The Malört of Hockey Blogs


Whether you’re ready or not — and don’t let me stop you from plugging your ears and sticking your head into a pitcher of grain alcohol to get away from it — the Stanley Cup Final will go on without the Chicago Blackhawks. They should probably cancel the thing but no one ever listens to me. 

You’re probably still quite raw from last night’s events. It’s understandable. But I’m here to help you move on and pick a team to root for in the final round. Two of America’s most recognizable cities will battle it out for the Cup. 
Let’s go a little more in depth, shall we? 
Storyline 1: 
You hate underdogs. You know that when bad or boring teams continue to pull off upsets all that means is you have to continue to watch a bad team play more games. That’s no fun at all. The Bruins were the best team in the East and most people expected them to be here instead of New York. 
So go Kings. They’re the better team by all accounts except for goaltending where the matchup is more of a mismatch than anyone will care to admit. 
Storyline 2: 
You love underdogs and hope the Rangers can pull off the shocking upset. Aren’t upsets great? Watching a heavy underdog battle and scrap for every goal is exhilarating! Like college basketball! You like college basketball don’t you. Screw you if you pick this reason. 
Storyline 3:
The Rangers are from New York and you could never root for anything from New York because that city is the worst and everything in it sucks. Feel free to swap out Rangers and New York with Kings and Los Angeles as everything in that sentence is true either way. 
Storyline 4: 
The Kings or Rangers are your second team so this is easy for you. 
Second team?

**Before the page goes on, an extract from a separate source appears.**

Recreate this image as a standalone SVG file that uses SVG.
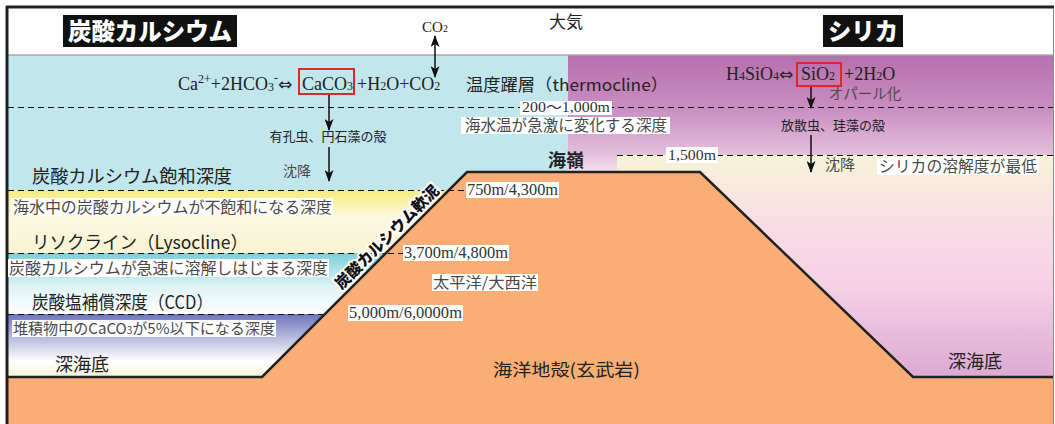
<svg xmlns="http://www.w3.org/2000/svg" width="1055" height="424" viewBox="0 0 1055 424">
  <style>
    .jp { font-family: "Noto Sans CJK JP", "Noto Sans", sans-serif; fill: #222; }
    .note { font-family: "Noto Sans CJK JP", "Noto Sans", sans-serif; fill: #4a4a4a; }
    .num { font-family: "Liberation Serif", "Noto Sans CJK JP", serif; fill: #333; }
    .eq { font-family: "Liberation Serif", "DejaVu Serif", serif; fill: #222; }
    .sym { font-family: "DejaVu Sans", sans-serif; }
    .bg { fill: #ffffff; }
    .dash { stroke: #111; stroke-width: 1; stroke-dasharray: 6 4; fill: none; }
    .arrow { stroke: #111; stroke-width: 1.5; fill: none; marker-end: url(#head); }
    .title { font-family: "Noto Sans CJK JP", sans-serif; font-weight: 900; fill: #fff; }
    .redbox { fill: none; stroke: #e0262b; stroke-width: 2; }
  </style>
  <defs>
    <marker id="head" viewBox="0 0 12 9" refX="11" refY="4.5" markerWidth="12" markerHeight="9" markerUnits="userSpaceOnUse" orient="auto-start-reverse">
      <path d="M0,0 L12,4.5 L0,9 L3,4.5 z" fill="#111"/>
    </marker>
    <linearGradient id="gYellow" x1="0" y1="0" x2="0" y2="1">
      <stop offset="0" stop-color="#f5ec7c"/>
      <stop offset="0.45" stop-color="#fcf9e2"/>
      <stop offset="1" stop-color="#f8f3d2"/>
    </linearGradient>
    <linearGradient id="gCyan" x1="0" y1="0" x2="0" y2="1">
      <stop offset="0" stop-color="#7bcfda"/>
      <stop offset="0.55" stop-color="#dff3f5"/>
      <stop offset="1" stop-color="#ffffff"/>
    </linearGradient>
    <linearGradient id="gBlue" x1="0" y1="0" x2="0" y2="1">
      <stop offset="0" stop-color="#6d74bd"/>
      <stop offset="0.4" stop-color="#bcbfe0"/>
      <stop offset="0.75" stop-color="#ffffff"/>
      <stop offset="1" stop-color="#f8f4d6"/>
    </linearGradient>
    <linearGradient id="gPurple" x1="0" y1="0" x2="0" y2="1">
      <stop offset="0" stop-color="#b66fab"/>
      <stop offset="0.45" stop-color="#c98dc3"/>
      <stop offset="0.85" stop-color="#e3bfdc"/>
      <stop offset="1" stop-color="#f5e2ee"/>
    </linearGradient>
    <linearGradient id="gPink" x1="0" y1="0" x2="0" y2="1">
      <stop offset="0" stop-color="#f7f4d6"/>
      <stop offset="0.3" stop-color="#f9dde6"/>
      <stop offset="0.6" stop-color="#f5d0e5"/>
      <stop offset="1" stop-color="#dcaad2"/>
    </linearGradient>
  </defs>

  <!-- sky band and water layers -->
  <g id="background">
    <rect x="8" y="8" width="1045" height="47" fill="#fff"/>
    <rect x="8" y="55" width="560" height="135" fill="#c1e6ec"/>
    <rect x="8" y="190" width="560" height="63" fill="url(#gYellow)"/>
    <rect x="8" y="253" width="560" height="61" fill="url(#gCyan)"/>
    <rect x="8" y="314" width="560" height="63" fill="url(#gBlue)"/>
    <rect x="568" y="55" width="485" height="117" fill="url(#gPurple)"/>
    <rect x="617" y="155" width="436" height="222" fill="url(#gPink)"/>
    <line x1="8" y1="55" x2="1053" y2="55" stroke="#aaa" stroke-width="1.5"/>
  </g>

  <!-- oceanic crust with ridge -->
  <g id="crust">
    <polygon points="8,377 262,377 467,172 700,172 913,377 1053,377 1053,424 8,424" fill="#faae76"/>
    <polyline points="8,377 262,377 467,172 700,172 913,377 1053,377" fill="none" stroke="#222" stroke-width="2.5" stroke-linejoin="miter"/>
  </g>

  <!-- frame -->
  <g id="frame">
    <line x1="6" y1="7" x2="1054" y2="7" stroke="#222" stroke-width="3"/>
    <line x1="7" y1="6" x2="7" y2="424" stroke="#222" stroke-width="3"/>
    <line x1="1053.5" y1="8" x2="1053.5" y2="424" stroke="#888" stroke-width="1"/>
  </g>

  <!-- depth lines, arrows -->
  <g id="connectors">
    <line class="dash" x1="8" y1="107.5" x2="1053" y2="107.5"/>
    <line class="dash" x1="8" y1="190.5" x2="465" y2="190.5"/>
    <line class="dash" x1="8" y1="253.5" x2="403" y2="253.5"/>
    <line class="dash" x1="8" y1="314.5" x2="323" y2="314.5"/>
    <line class="dash" x1="617" y1="155.5" x2="1053" y2="155.5"/>
    <line class="arrow" x1="435" y1="36" x2="435" y2="77" marker-start="url(#head)"/>
    <line class="arrow" x1="329" y1="94" x2="329" y2="130"/>
    <line class="arrow" x1="329" y1="147" x2="329" y2="181"/>
    <line class="arrow" x1="811" y1="86" x2="811" y2="108"/>
    <line class="arrow" x1="811" y1="135" x2="811" y2="172"/>
  </g>

  <!-- titles -->
  <g id="title-carbonate">
    <rect x="63" y="15" width="174" height="32" fill="#111"/>
    <text class="title" x="150" y="40" font-size="24" text-anchor="middle" textLength="164" lengthAdjust="spacingAndGlyphs">炭酸カルシウム</text>
  </g>
  <g id="title-silica">
    <rect x="823" y="15" width="80" height="32" fill="#111"/>
    <text class="title" x="863" y="40" font-size="24" text-anchor="middle" textLength="70" lengthAdjust="spacingAndGlyphs">シリカ</text>
  </g>
  <g id="atmosphere">
    <text class="jp" x="566" y="28" font-size="17" text-anchor="middle">大気</text>
  </g>
  <g id="co2">
    <text class="eq" x="435" y="32" font-size="15" text-anchor="middle">CO<tspan font-size="10">2</tspan></text>
  </g>

  <!-- carbonate equilibrium -->
  <g id="eq-carbonate">
    <text class="eq" x="178" y="90" font-size="18">Ca<tspan font-size="12" dy="-7">2+</tspan><tspan dy="7">+2HCO</tspan><tspan font-size="12" dy="1">3</tspan><tspan font-size="12" dy="-9">-</tspan><tspan class="sym" font-size="17" dy="8">⇔</tspan></text>
    <rect class="redbox" x="299" y="69" width="55" height="25"/>
    <text class="eq" x="302" y="90" font-size="18">CaCO<tspan font-size="12">3</tspan></text>
    <text class="eq" x="357" y="90" font-size="18">+H<tspan font-size="12">2</tspan>O+CO<tspan font-size="12">2</tspan></text>
  </g>
  <!-- silica equilibrium -->
  <g id="eq-silica">
    <text class="eq" x="726" y="80" font-size="18">H<tspan font-size="12">4</tspan>SiO<tspan font-size="12">4</tspan><tspan class="sym" font-size="17">⇔</tspan></text>
    <rect class="redbox" x="797" y="63" width="44" height="23"/>
    <text class="eq" x="801" y="80" font-size="18">SiO<tspan font-size="12">2</tspan></text>
    <text class="eq" x="844" y="80" font-size="18">+2H<tspan font-size="12">2</tspan>O</text>
    <text class="note" x="865" y="99" font-size="14.5" text-anchor="middle">オパール化</text>
  </g>

  <!-- thermocline -->
  <g id="thermocline">
    <text class="jp" x="466" y="91" font-size="16.5" textLength="202" lengthAdjust="spacingAndGlyphs">温度躍層（thermocline）</text>
    <rect class="bg" x="520" y="101" width="92" height="14"/>
    <text class="num" x="522" y="112" font-size="14" textLength="88" lengthAdjust="spacingAndGlyphs">200〜1,000m</text>
    <rect class="bg" x="461" y="117" width="209" height="17"/>
    <text class="note" x="465" y="131" font-size="16" textLength="202" lengthAdjust="spacingAndGlyphs">海水温が急激に変化する深度</text>
  </g>

  <!-- sinking shells -->
  <g id="shells-carbonate">
    <text class="jp" x="328" y="141" font-size="13" text-anchor="middle">有孔虫、円石藻の殻</text>
    <text class="note" x="297" y="176" font-size="14" text-anchor="middle">沈降</text>
  </g>
  <g id="shells-silica">
    <text class="jp" x="833" y="130" font-size="13" text-anchor="middle">放散虫、珪藻の殻</text>
    <text class="note" x="840" y="170" font-size="15" text-anchor="middle">沈降</text>
  </g>

  <!-- carbonate depth horizons -->
  <g id="saturation">
    <text class="jp" x="32" y="183" font-size="18" textLength="200" lengthAdjust="spacingAndGlyphs">炭酸カルシウム飽和深度</text>
    <rect class="bg" x="11" y="198" width="322" height="18"/>
    <text class="note" x="13" y="213" font-size="16" textLength="319" lengthAdjust="spacingAndGlyphs">海水中の炭酸カルシウムが不飽和になる深度</text>
  </g>
  <g id="lysocline">
    <text class="jp" x="32" y="249" font-size="18" textLength="216" lengthAdjust="spacingAndGlyphs">リソクライン（Lysocline）</text>
    <rect class="bg" x="8" y="259" width="321" height="18"/>
    <text class="note" x="9" y="274" font-size="16" textLength="319" lengthAdjust="spacingAndGlyphs">炭酸カルシウムが急速に溶解しはじまる深度</text>
  </g>
  <g id="ccd">
    <text class="jp" x="32" y="309" font-size="18" textLength="181" lengthAdjust="spacingAndGlyphs">炭酸塩補償深度（CCD）</text>
    <rect class="bg" x="12" y="320" width="264" height="17"/>
    <text class="note" x="13" y="334" font-size="15" textLength="262" lengthAdjust="spacingAndGlyphs">堆積物中のCaCO<tspan font-size="10">3</tspan>が5%以下になる深度</text>
  </g>
  <g id="seafloor-left">
    <text class="jp" x="55" y="371" font-size="18">深海底</text>
  </g>

  <!-- calcareous ooze on the ridge flank -->
  <g id="ooze">
    <text x="386" y="236" transform="rotate(-45 386 236)" font-family="Noto Sans CJK JP, sans-serif" font-weight="900" font-size="15.5" fill="#111" stroke="#fff" stroke-width="4" paint-order="stroke" stroke-linejoin="round" text-anchor="middle" dominant-baseline="central">炭酸カルシウム軟泥</text>
  </g>

  <!-- ridge -->
  <g id="ridge">
    <text class="jp" x="566" y="167" font-size="18" font-weight="bold" text-anchor="middle">海嶺</text>
    <rect class="bg" x="466" y="182" width="93" height="16"/>
    <text class="num" x="467" y="195" font-size="16" textLength="91" lengthAdjust="spacingAndGlyphs">750m/4,300m</text>
    <rect class="bg" x="403" y="245" width="106" height="16"/>
    <text class="num" x="404" y="258" font-size="16" textLength="104" lengthAdjust="spacingAndGlyphs">3,700m/4,800m</text>
    <rect class="bg" x="432" y="274" width="106" height="17"/>
    <text class="note" x="433" y="288" font-size="15" textLength="104" lengthAdjust="spacingAndGlyphs">太平洋/大西洋</text>
    <rect class="bg" x="348" y="305" width="115" height="16"/>
    <text class="num" x="349" y="318" font-size="16" textLength="113" lengthAdjust="spacingAndGlyphs">5,000m/6,0000m</text>
  </g>

  <!-- silica dissolution -->
  <g id="silica-depth">
    <rect class="bg" x="666" y="147" width="52" height="16"/>
    <text class="num" x="668" y="160" font-size="15" textLength="48" lengthAdjust="spacingAndGlyphs">1,500m</text>
    <rect class="bg" x="877" y="157" width="162" height="18"/>
    <text class="note" x="879" y="172" font-size="16" textLength="158" lengthAdjust="spacingAndGlyphs">シリカの溶解度が最低</text>
  </g>
  <g id="seafloor-right">
    <text class="jp" x="948" y="368" font-size="18">深海底</text>
  </g>
  <g id="oceanic-crust">
    <text class="jp" x="493" y="376" font-size="17" textLength="147" lengthAdjust="spacingAndGlyphs">海洋地殻(玄武岩)</text>
  </g>
</svg>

Please put your head in the toilet and flush until you no longer have a head. If part of your head is gone and you become unable to continue with your flushing duties, please designate a flush buddy to make sure your head is flushed all the way down the toilet until you are 100% dead. Second teams are bullshit.
Storyline 5: 
Alain Vigneault winning a Stanley Cup in his first year away from Vancouver who blew their fairly lengthy window time and time again would be absolutely hilarious. I actually feel bad for Canucks fans now that they’re a lottery team with a few aging superstars and not much else. If for some reason you’re still super spiteful toward Vancouver, this is your option. 
Storyline 6: 
The Kings winning the Cup would give them two Cups in three seasons. That’s significantly more impressive than the tried and true retort to any Joel Quenneville criticism “two Cups in four years so what do you know idiot”. This also means the Kings are now the odds on favorite to be the next NHL dynasty instead of the Hawks. Does that upset you? If so get your red and blue on. 
Storyline 7: 
You’re an obnoxious ex-New Yorker whose name may or may not rhyme with Dork who finds any way he can to shoehorn mid-90s Rangers references into every single puckcast. We know who you truly love, buddy.